Abstract Detail

Nº613/727 - Identifying climatic drivers of hybridization with a new ancestral niche reconstruction method
Format: ORAL
Authors
Ryan A. Folk1, Michelle L. Gaynor2,3, Nicholas J. Engle-Wrye1, Brian C. OMeara4, Pamela S. Soltis2,5, 6, Douglas E. Soltis2,3,5, 6, Robert P. Guralnick2, 6, Stephen A. Smith7, Charles J. Grady8, Yudai Okuyama9Ryan A. Folk1*, Michelle L. Gaynor2,3*, Nicholas J. Engle-Wrye1, Brian C. OMeara4, Pamela S. Soltis2,5, 6, Douglas E. Soltis2,3,5, 6, Robert P. Guralnick2, 6, Stephen A. Smith7, Charles J. Grady8, Yudai Okuyama9
Affiliations
1 Department of Biological Sciences, Mississippi State University, Mississippi State, MS, USA 2 Florida Museum of Natural History, University of Florida, Gainesville, FL, USA 3 Department of Biology, University of Florida, Gainesville, FL, USA 4 Department of Ecology and Evolutionary Biology, University of Tennessee, Knoxville, TN, USA 5 Genetics Institute, University of Florida, Gainesville, FL, USA 6 Biodiversity Institute, University of Florida, Gainesville, FL, USA 7 Department of Ecology and Evolutionary Biology, University of Michigan, Ann Arbor, MI, USA 8 Biodiversity Institute, University of Kansas, Lawrence, KS, USA 9 Tsukuba Botanical Garden, National Museum of Nature and Science, Tsukuba, Japan
Abstract
Applications of molecular phylogenetic approaches have uncovered evidence of hybridization across numerous clades of life, yet the environmental factors responsible for driving opportunities for hybridization remain obscure.
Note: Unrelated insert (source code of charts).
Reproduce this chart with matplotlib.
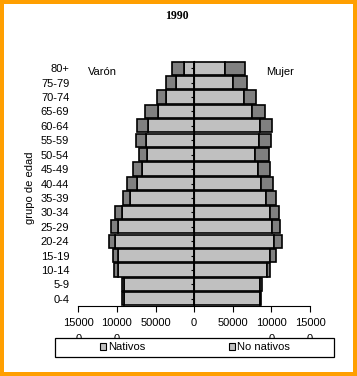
import matplotlib
matplotlib.use('Agg')
import matplotlib.pyplot as plt
from matplotlib.patches import Rectangle
import numpy as np

plt.rcParams['font.family'] = ['Liberation Sans', 'DejaVu Sans']

ages = ['0-4', '5-9', '10-14', '15-19', '20-24', '25-29', '30-34', '35-39', '40-44',
        '45-49', '50-54', '55-59', '60-64', '65-69', '70-74', '75-79', '80+']

# valores de 1990 (personas)
varon_nativos = [91200, 90400, 98600, 99000, 102100, 98600, 93800, 83100, 74400,
                 68000, 61500, 62800, 60200, 47300, 37000, 23600, 13300]
varon_no_nativos = [1800, 2600, 4800, 5700, 7800, 8700, 9000, 9400, 12500,
                    10900, 10300, 12100, 13400, 16000, 10900, 12500, 15100]
mujer_nativos = [85300, 85300, 94300, 98700, 103900, 101300, 98700, 92600, 86200,
                 83200, 78400, 83600, 84900, 74500, 65100, 50900, 39300]
mujer_no_nativos = [1300, 2600, 3900, 7200, 9800, 9800, 11100, 13300, 15900,
                    15000, 18500, 15900, 15900, 17700, 15000, 17600, 26600]

xticks = [-150000, -100000, -50000, 0, 50000, 100000, 150000]
xticklabels = ['15000\n0', '10000\n0', '50000', '0', '50000', '10000\n0', '15000\n0']

light = '#C0C0C0'
dark = '#808080'
W, H = 357, 376

fig = plt.figure(figsize=(W / 100, H / 100), dpi=100)
fig.patch.set_edgecolor('#FF9F00')
fig.patch.set_linewidth(4.5)

ax = fig.add_axes([78.3 / W, 1 - 306 / H, (310 - 78.3) / W, (306 - 61) / H])
y = np.arange(len(ages))
vn = np.array(varon_nativos)
mn = np.array(mujer_nativos)
bar_kw = dict(height=0.92, edgecolor='black', linewidth=1.2)
b1 = ax.barh(y, -vn, color=light, **bar_kw)
b2 = ax.barh(y, -np.array(varon_no_nativos), left=-vn, color=dark, **bar_kw)
ax.barh(y, mn, color=light, **bar_kw)
ax.barh(y, mujer_no_nativos, left=mn, color=dark, **bar_kw)

ax.set_xlim(-150000, 150000)
ax.set_ylim(-0.5, len(ages) - 0.5)
ax.set_xticks(xticks)
ax.set_xticklabels(xticklabels, fontsize=8)
for t in ax.get_xticklabels():
    t.set_linespacing(1.65)
ax.tick_params(axis='x', direction='out', length=4, width=0.8, pad=5)
ax.spines['top'].set_visible(False)
ax.spines['right'].set_visible(False)
ax.spines['bottom'].set_linewidth(0.8)
ax.spines['left'].set_position(('data', 0))
ax.spines['left'].set_linewidth(0.8)
ax.set_yticks(y)
ax.tick_params(axis='y', direction='out', length=2.5, width=0.8, labelleft=False)

sec = ax.secondary_yaxis('left')
sec.set_yticks(y)
sec.set_yticklabels(ages, fontsize=8)
sec.tick_params(length=0, pad=6.5)
sec.spines['left'].set_visible(False)

fig.text(30 / W, 1 - 188 / H, 'grupo de edad', rotation=90, fontsize=8,
         ha='center', va='center')
fig.text(176.5 / W, 1 - 16 / H, '1990', fontsize=8.5, fontweight='bold',
         family='Liberation Serif', ha='center', va='center')
fig.text(88 / W, 1 - 72 / H, 'Varón', fontsize=8, ha='left', va='center')
fig.text(266 / W, 1 - 72 / H, 'Mujer', fontsize=8, ha='left', va='center')

# recuadro de la leyenda
box = Rectangle((55 / W, 1 - 357.3 / H), (334 - 55) / W, 19.6 / H,
                transform=fig.transFigure, facecolor='white', edgecolor='black',
                linewidth=0.9, zorder=4)
fig.patches.append(box)
leg = fig.legend([b1, b2], ['Nativos', 'No nativos'], loc='center',
                 bbox_to_anchor=(195 / W, 1 - 347.5 / H), ncol=2, frameon=False,
                 fontsize=8, handlelength=0.5, handleheight=0.5,
                 handletextpad=0.15, columnspacing=7.6)
leg.set_zorder(5)
for h in leg.legend_handles:
    h.set_facecolor(light)
    h.set_linewidth(0.8)

fig.savefig('out.png', dpi=100)
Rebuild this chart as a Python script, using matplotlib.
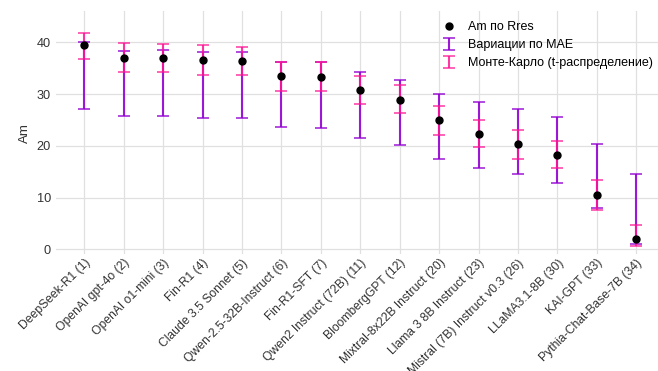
import matplotlib
matplotlib.use("Agg")
import matplotlib.pyplot as plt
import numpy as np

plt.rcParams['font.family'] = ['Liberation Sans', 'DejaVu Sans']

models = ["DeepSeek-R1 (1)", "OpenAI gpt-4o (2)", "OpenAI o1-mini (3)", "Fin-R1 (4)",
          "Claude 3.5 Sonnet (5)", "Qwen-2.5-32B-Instruct (6)", "Fin-R1-SFT (7)",
          "Qwen2 Instruct (72B) (11)", "BloombergGPT (12)", "Mixtral-8x22B Instruct (20)",
          "Llama 3 8B Instruct (23)", "Mistral (7B) Instruct v0.3 (26)", "LLaMA3.1-8B (30)",
          "KAI-GPT (33)", "Pythia-Chat-Base-7B (34)"]

am_rres = [39.5, 36.9, 36.9, 36.5, 36.4, 33.4, 33.3, 30.8, 28.9, 24.9, 22.3, 20.3, 18.2, 10.5, 2.0]

mae_low = [27.2, 25.8, 25.8, 25.4, 25.4, 23.6, 23.4, 21.6, 20.2, 17.4, 15.8, 14.5, 12.9, 8.0, 1.0]
mae_high = [40.1, 38.4, 38.5, 38.1, 38.1, 36.2, 36.2, 34.2, 32.8, 30.0, 28.4, 27.1, 25.6, 20.3, 14.5]

mc_low = [36.7, 34.2, 34.2, 33.6, 33.6, 30.6, 30.6, 28.1, 26.3, 22.0, 19.7, 17.5, 15.7, 7.7, 0.6]
mc_high = [41.8, 39.8, 39.6, 39.4, 39.1, 36.2, 36.1, 33.5, 31.8, 27.7, 24.9, 23.1, 20.9, 13.4, 4.8]

x = np.arange(len(models))
am = np.array(am_rres)

fig = plt.figure(figsize=(6.58, 3.71), dpi=100)
ax = fig.add_axes([0.085, 0.315, 0.915, 0.655])

purple = "#9400D3"
pink = "#FF1493"

ax.errorbar(x, am, yerr=[am - np.array(mae_low), np.array(mae_high) - am],
            fmt='none', ecolor=purple, elinewidth=1.5, capsize=4.5, capthick=1.1,
            alpha=0.9, label="Вариации по MAE", zorder=3)
ax.errorbar(x, am, yerr=[am - np.array(mc_low), np.array(mc_high) - am],
            fmt='none', ecolor=pink, elinewidth=1.5, capsize=4.5, capthick=1.1,
            alpha=0.85, label="Монте-Карло (t-распределение)", zorder=4)
ax.plot(x, am, 'o', color='black', markersize=5, label="Am по Rres", zorder=5)

ax.set_xlim(-0.72, 14.55)
ax.set_ylim(-0.9, 46)
ax.set_yticks([0, 10, 20, 30, 40])
ax.set_xticks(x)
ax.set_xticklabels(models, rotation=45, ha='right', rotation_mode='anchor', fontsize=8.7, color='#333333')
ax.tick_params(axis='both', length=0, colors='#333333')
ax.tick_params(axis='y', labelsize=9.2)
ax.tick_params(axis='x', pad=2)
ax.set_ylabel("Am", fontsize=9.5, color='#333333', labelpad=4)

ax.grid(True, color='#e0e0e0', linewidth=0.9, zorder=0)
ax.set_axisbelow(True)
for s in ax.spines.values():
    s.set_visible(False)

handles, labels = ax.get_legend_handles_labels()
want = ["Am по Rres", "Вариации по MAE", "Монте-Карло (t-распределение)"]
idx = [labels.index(w) for w in want]
ax.legend([handles[i] for i in idx], [labels[i] for i in idx],
          loc='upper right', bbox_to_anchor=(1.0, 0.98), borderaxespad=0.0,
          frameon=False, fontsize=9, handlelength=1.0, handletextpad=1.0,
          labelspacing=0.5)

fig.savefig("out.png", dpi=100)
Verbal models implicating geographic range shifts that brought species together during the Pleistocene have often been invoked, but quantitative tests using paleoclimatic data are needed to validate these models. Here, we produce a phylogeny for Heuchereae, a clade of 15 genera and 83 species in Saxifragaceae, with complete sampling of recognized species, using 277 nuclear loci and nearly complete chloroplast genomes. We then employ an improved framework with a coalescent simulation approach to test and confirm previous hybridization hypotheses and identify one new intergeneric hybridization event. Focusing on the North American distribution of Heuchereae, we introduce and implement a newly developed approach to reconstruct potential past distributions for ancestral lineages across all species in the clade and across a paleoclimatic record extending from the late Pliocene. Time calibration based on both nuclear and chloroplast trees recovers a mid- to late-Pleistocene date for most inferred hybridization events, a timeframe concomitant with repeated geographic range restriction into overlapping refugia. Our results indicate an important role for past episodes of climate change, and the contrasting responses of species with differing ecological strategies, in generating novel patterns of range contact among plant communities and therefore new opportunities for hybridization. The new ancestral niche method flexibly models the shape of niche while incorporating diverse sources of uncertainty and will be an important addition to the current comparative methods toolkit.